Fastplotlib: GPU-accelerated, fast, and interactive plotting library

Positioning vs other libraries

  • Compared to Plotly, fastplotlib targets different use cases: GPU-accelerated, high‑throughput, low‑latency visualization (e.g., neuroscience, ML algorithm development, live instruments), with emphasis on primitives rather than high-level “composite” charts.
  • Several users would still default to matplotlib for publication-quality static figures and want matplotlib itself improved (3D, performance, WYSIWYG layout) rather than replaced.
  • Others compare it to PyQtGraph, HoloViz/Bokeh, Datashader, Datoviz, and Rerun; fastplotlib is distinguished by desktop-first GPU rendering via wgpu/pygfx and jupyter-rfb, rather than browser JS front-ends.
  • Some want an even more matplotlib-like, ultra-simple API; others criticize matplotlib’s API and performance as “terrible” and welcome a fresh design.

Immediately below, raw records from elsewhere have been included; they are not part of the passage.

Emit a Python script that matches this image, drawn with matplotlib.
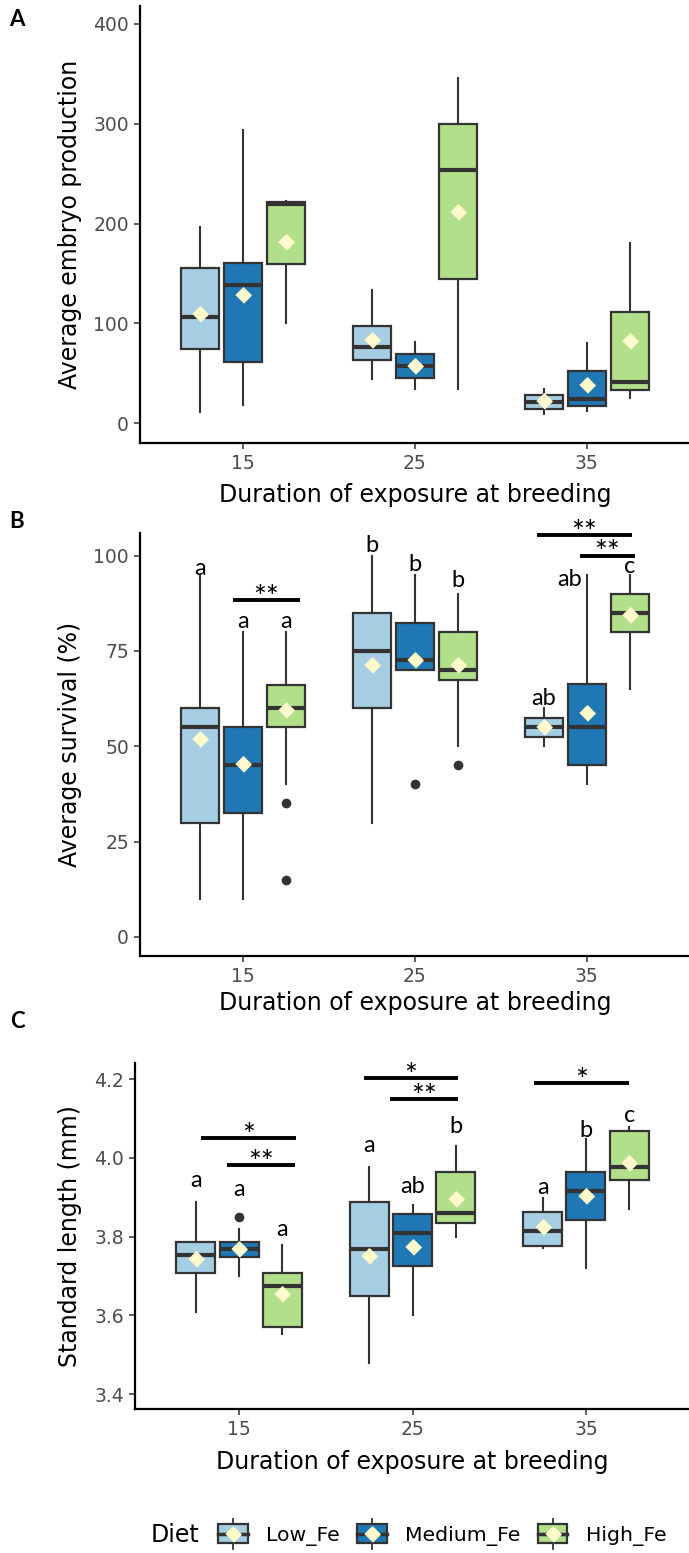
import matplotlib.pyplot as plt
from matplotlib.legend_handler import HandlerBase
from matplotlib.patches import Patch, Rectangle
from matplotlib.lines import Line2D

# ---- data (rows: diet, columns: duration 15 / 25 / 35) ----
durations = ["15", "25", "35"]
diets = ["Low_Fe", "Medium_Fe", "High_Fe"]

# A: average embryo production
embryo_lo = [[11, 44, 9.4], [18, 34, 11.7], [100, 34.5, 25]]
embryo_q1 = [[74, 62.7, 14.4], [61, 45, 17], [159.6, 144, 33]]
embryo_med = [[106, 76.5, 21], [138, 57, 24], [220, 254, 41]]
embryo_q3 = [[155, 97, 28.5], [160, 69, 52], [221.5, 300, 111]]
embryo_hi = [[196.5, 133.5, 34.5], [294, 81, 80], [223, 345.7, 180]]
embryo_mean = [[109, 83, 22], [128, 57, 38.6], [181, 211.6, 82]]
embryo_out = [[[], [], []], [[], [], []], [[], [], []]]

# B: average survival (%)
surv_lo = [[10, 30, 50], [10, 70, 40], [40, 50, 65]]
surv_q1 = [[30, 60, 52.4], [32.4, 70, 45], [55, 67.4, 80]]
surv_med = [[55, 75, 55], [45, 72.5, 55], [60, 70, 85]]
surv_q3 = [[60, 85, 57.4], [55, 82.4, 66.3], [66, 80, 90]]
surv_hi = [[95, 100, 60], [80, 95, 95], [80, 90, 95]]
surv_mean = [[52, 71.4, 55], [45.3, 72.5, 58.7], [59.5, 71.4, 84.4]]
surv_out = [[[], [], []], [[], [40], []], [[35, 15], [45], []]]
surv_letters = [["a", "b", "ab"], ["a", "b", "ab"], ["a", "b", "c"]]
surv_letter_y = [[94.9, 100.8, 60.8], [80.9, 96, 92], [80.9, 91.7, 95.4]]
surv_letter_dx = [[0, 0, 0], [0, 0, -0.1], [0, 0, 0]]
surv_brackets = [(-0.06, 0.33, 88.3, "**"), (1.71, 2.26, 105.4, "**"), (1.96, 2.28, 100.0, "**")]

# C: standard length (mm)
len_lo = [[3.609, 3.48, 3.770], [3.70, 3.60, 3.719], [3.552, 3.80, 3.869]]
len_q1 = [[3.708, 3.649, 3.775], [3.748, 3.726, 3.843], [3.571, 3.834, 3.943]]
len_med = [[3.754, 3.769, 3.814], [3.769, 3.809, 3.915], [3.675, 3.859, 3.977]]
len_q3 = [[3.785, 3.889, 3.863], [3.787, 3.858, 3.965], [3.708, 3.964, 4.067]]
len_hi = [[3.889, 3.978, 3.897], [3.82, 3.879, 4.048], [3.778, 4.029, 4.078]]
len_mean = [[3.743, 3.751, 3.824], [3.769, 3.774, 3.903], [3.654, 3.896, 3.988]]
len_out = [[[], [], []], [[3.849], [], []], [[], [], []]]
len_letters = [["a", "a", "a"], ["a", "ab", "b"], ["a", "b", "c"]]
len_letter_y = [[3.927, 4.014, 3.908], [3.903, 3.912, 4.054], [3.802, 4.064, 4.092]]
len_brackets = [(-0.22, 0.33, 4.05, "*"), (-0.07, 0.32, 3.981, "**"),
                (0.72, 1.26, 4.2025, "*"), (0.87, 1.26, 4.149, "**"),
                (1.70, 2.25, 4.19, "*")]

# ---- style ----
plt.rcParams['font.family'] = ['DejaVu Sans']
fills = ["#A6CEE3", "#1F78B4", "#B2DF8A"]
EDGE = "#333333"
MEAN_C = "#FFF9CC"
DIAMOND = [(-1, 0), (0, 1), (1, 0), (0, -1)]
offsets = [-0.25, 0, 0.25]
BOX_W = 0.225
W, H = 689, 1553


def draw_panel(ax, lo, q1, med, q3, hi, mean, out, ylim, yticks, ylabel, fmt):
    for d in range(3):
        stats = []
        for g in range(3):
            stats.append(dict(whislo=lo[d][g], q1=q1[d][g], med=med[d][g],
                              q3=q3[d][g], whishi=hi[d][g], fliers=out[d][g]))
        pos = [g + offsets[d] for g in range(3)]
        ax.bxp(stats, positions=pos, widths=BOX_W, patch_artist=True,
               showcaps=False, manage_ticks=False,
               boxprops=dict(facecolor=fills[d], edgecolor=EDGE, linewidth=1.6),
               medianprops=dict(color=EDGE, linewidth=3),
               whiskerprops=dict(color=EDGE, linewidth=1.5),
               flierprops=dict(marker='o', markerfacecolor=EDGE,
                               markeredgecolor='none', markersize=7))
        ax.plot(pos, mean[d], ls='none', marker=DIAMOND, ms=11,
                color=MEAN_C, zorder=5)
    ax.set_xlim(-0.6, 2.6)
    ax.set_ylim(*ylim)
    ax.set_xticks(range(3))
    ax.set_xticklabels(durations)
    ax.set_yticks(yticks)
    ax.set_yticklabels([fmt.format(t) for t in yticks])
    for s in ['top', 'right']:
        ax.spines[s].set_visible(False)
    for s in ['left', 'bottom']:
        ax.spines[s].set_linewidth(1.6)
        ax.spines[s].set_color('black')
    ax.tick_params(length=4, width=1.1, color=EDGE, labelcolor='#4D4D4D',
                   labelsize=13.5, pad=4)
    ax.set_xlabel("Duration of exposure at breeding", fontsize=17)
    ax.set_ylabel(ylabel, fontsize=17)


def add_letters(ax, letters, ys, dx=None):
    for d in range(3):
        for g in range(3):
            shift = dx[d][g] if dx else 0
            ax.text(g + offsets[d] + shift, ys[d][g], letters[d][g], ha='center',
                    va='baseline', fontsize=17, family='Lato')


def add_brackets(ax, brackets):
    for x1, x2, y, lab in brackets:
        ax.plot([x1, x2], [y, y], color='black', lw=2.8, solid_capstyle='butt')
        ax.annotate(lab, xy=((x1 + x2) / 2, y), xytext=(0, -5),
                    textcoords='offset points', ha='center', va='baseline',
                    fontsize=22, family='Lato')


def place_labels(ax, fig, top, bottom, left, right, xlab_y):
    ax.xaxis.label.set_va('center')
    ax.yaxis.label.set_va('center')
    ax.xaxis.set_label_coords((left + right) / 2 / W, 1 - xlab_y / H,
                              transform=fig.transFigure)
    ax.yaxis.set_label_coords(70 / W, 1 - (top + bottom) / 2 / H,
                              transform=fig.transFigure)


class BoxKey(HandlerBase):
    def create_artists(self, legend, orig_handle, xdescent, ydescent,
                       width, height, fontsize, trans):
        x0, y0 = -xdescent, -ydescent
        cx, cy = x0 + width / 2, y0 + height / 2
        whisk = Line2D([cx, cx], [y0 - 0.3 * height, y0 + 1.3 * height],
                       color=EDGE, lw=1.3, transform=trans)
        box = Rectangle((x0, y0), width, height, facecolor=orig_handle.get_facecolor(),
                        edgecolor=EDGE, lw=1.6, transform=trans)
        med = Line2D([x0, x0 + width], [cy, cy], color=EDGE, lw=2.5, transform=trans)
        dia = Line2D([cx], [cy], ls='none', marker=DIAMOND, ms=11,
                     color=MEAN_C, transform=trans)
        return [whisk, box, med, dia]


fig = plt.figure(figsize=(W / 100, H / 100), dpi=100)

# panel boxes in pixels: (left, right, top, bottom)
boxA = (140, 690, 6, 443)
boxB = (140, 690, 533, 956)
boxC = (135, 690, 1063, 1409)


def make_ax(box):
    l, r, t, b = box
    return fig.add_axes([l / W, 1 - b / H, (r - l) / W, (b - t) / H])


axA = make_ax(boxA)
draw_panel(axA, embryo_lo, embryo_q1, embryo_med, embryo_q3, embryo_hi,
           embryo_mean, embryo_out, (-20, 418), [0, 100, 200, 300, 400],
           "Average embryo production", "{:.0f}")
place_labels(axA, fig, boxA[2], boxA[3], boxA[0], boxA[1], 495)

axB = make_ax(boxB)
draw_panel(axB, surv_lo, surv_q1, surv_med, surv_q3, surv_hi, surv_mean,
           surv_out, (-5, 105.9), [0, 25, 50, 75, 100],
           "Average survival (%)", "{:.0f}")
add_letters(axB, surv_letters, surv_letter_y, surv_letter_dx)
add_brackets(axB, surv_brackets)
place_labels(axB, fig, boxB[2], boxB[3], boxB[0], boxB[1], 1003)

axC = make_ax(boxC)
draw_panel(axC, len_lo, len_q1, len_med, len_q3, len_hi, len_mean, len_out,
           (3.362, 4.241), [3.4, 3.6, 3.8, 4.0, 4.2],
           "Standard length (mm)", "{:.1f}")
add_letters(axC, len_letters, len_letter_y)
add_brackets(axC, len_brackets)
place_labels(axC, fig, boxC[2], boxC[3], boxC[0], boxC[1], 1462)

for lab, ypix in [("A", 20), ("B", 522), ("C", 1022)]:
    fig.text(17 / W, 1 - ypix / H, lab, fontsize=16, fontweight='bold',
             family='Lato', ha='center', va='center')

# legend
handles = [Patch(facecolor=c, edgecolor=EDGE) for c in fills]
fig.text(151 / W, 1 - 1535 / H, "Diet", fontsize=17, ha='left', va='center')
fig.legend(handles, diets, handler_map={Patch: BoxKey()}, loc='center left',
           bbox_to_anchor=(218 / W, 1 - 1535 / H), ncol=3, frameon=False,
           fontsize=14.7, handlelength=1.45, handleheight=1.05,
           handletextpad=0.9, columnspacing=0.85, borderpad=0, borderaxespad=0)

fig.savefig("out.png", dpi=100)
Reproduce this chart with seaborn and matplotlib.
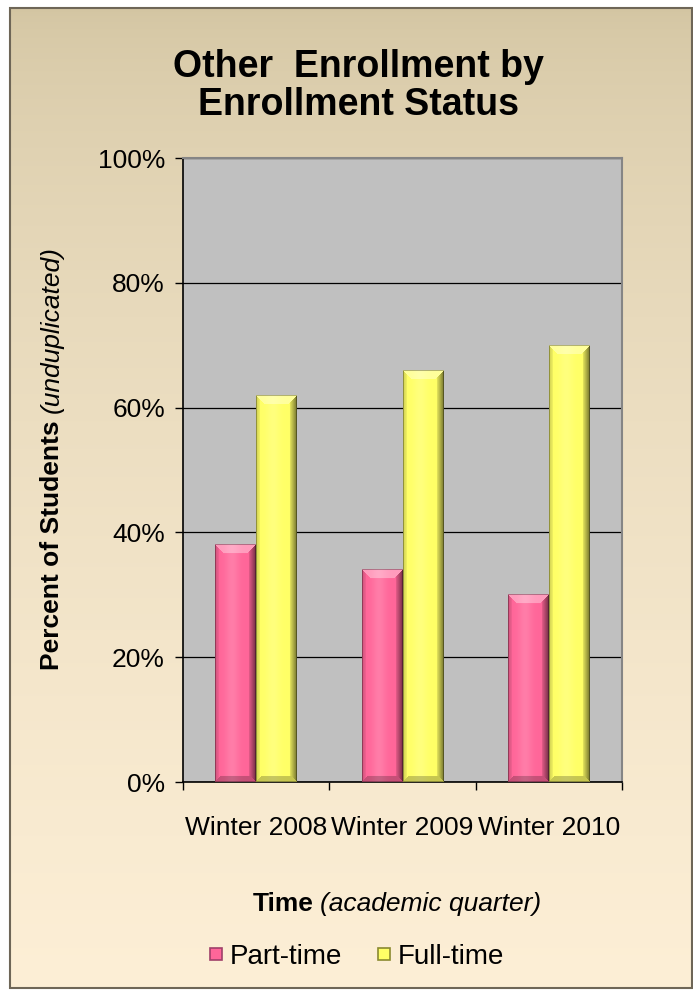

Exploratory data analysis philosophies

  • Strong debate about EDA style:
    • One camp favors a “shotgun” approach: many views, fast toggling, interactive scrubbing, and GPU speed to keep iteration tight.
    • Another prefers fewer, carefully chosen plots, long reflection between iterations, and leveraging statistical tools (e.g., PCA/eigenfaces) rather than massive animated visualizations.
  • The covariance/eigenfaces example is contested: some see it as contrived and argue a handful of eigenvectors is more informative; others say such visualization is exactly what you need before deciding which summary/statistics to use, especially when inventing new decompositions.

Performance, scale, and GPU vs CPU

  • Authors claim interactive plotting of millions of points (e.g., ~3M on an integrated GPU) and promise more benchmarks in docs; users request comparisons vs tools like cloudcompare/potree.
  • One thread disputes that “3M points” is impressive, arguing modern CPUs can do this easily; others counter that real plots (lines, antialiasing, complex geometry, 3D, arbitrary projections) are much harder than raw pixel writes.
  • There’s discussion about fitting entire datasets in GPU memory vs tiled/multi-scale approaches and when each is appropriate.

Workflow, environments, and remote use

  • Jupyter support exists via jupyter-rfb, with GPU rendering in the Python kernel and compressed framebuffers sent to the browser; remote cluster use is a key target. Colab remains problematic performance-wise.
  • Future goals include Pyodide/WASM for in-browser execution and possibly single-widget embedding in web pages.
  • Import-time cost and dependency heaviness are acknowledged; some optimization has been done but not yet benchmarked.

3D, advanced features, and roadmap

  • 3D support and meshes are on the roadmap; users request molecular visualization, cortex mapping, network visualization, video rendering, and line thickness control.
  • Torch/JAX GPU arrays cannot yet be passed directly due to GPU context isolation; another Vulkan/CuPy-based project is exploring shared GPU memory as a possible pattern.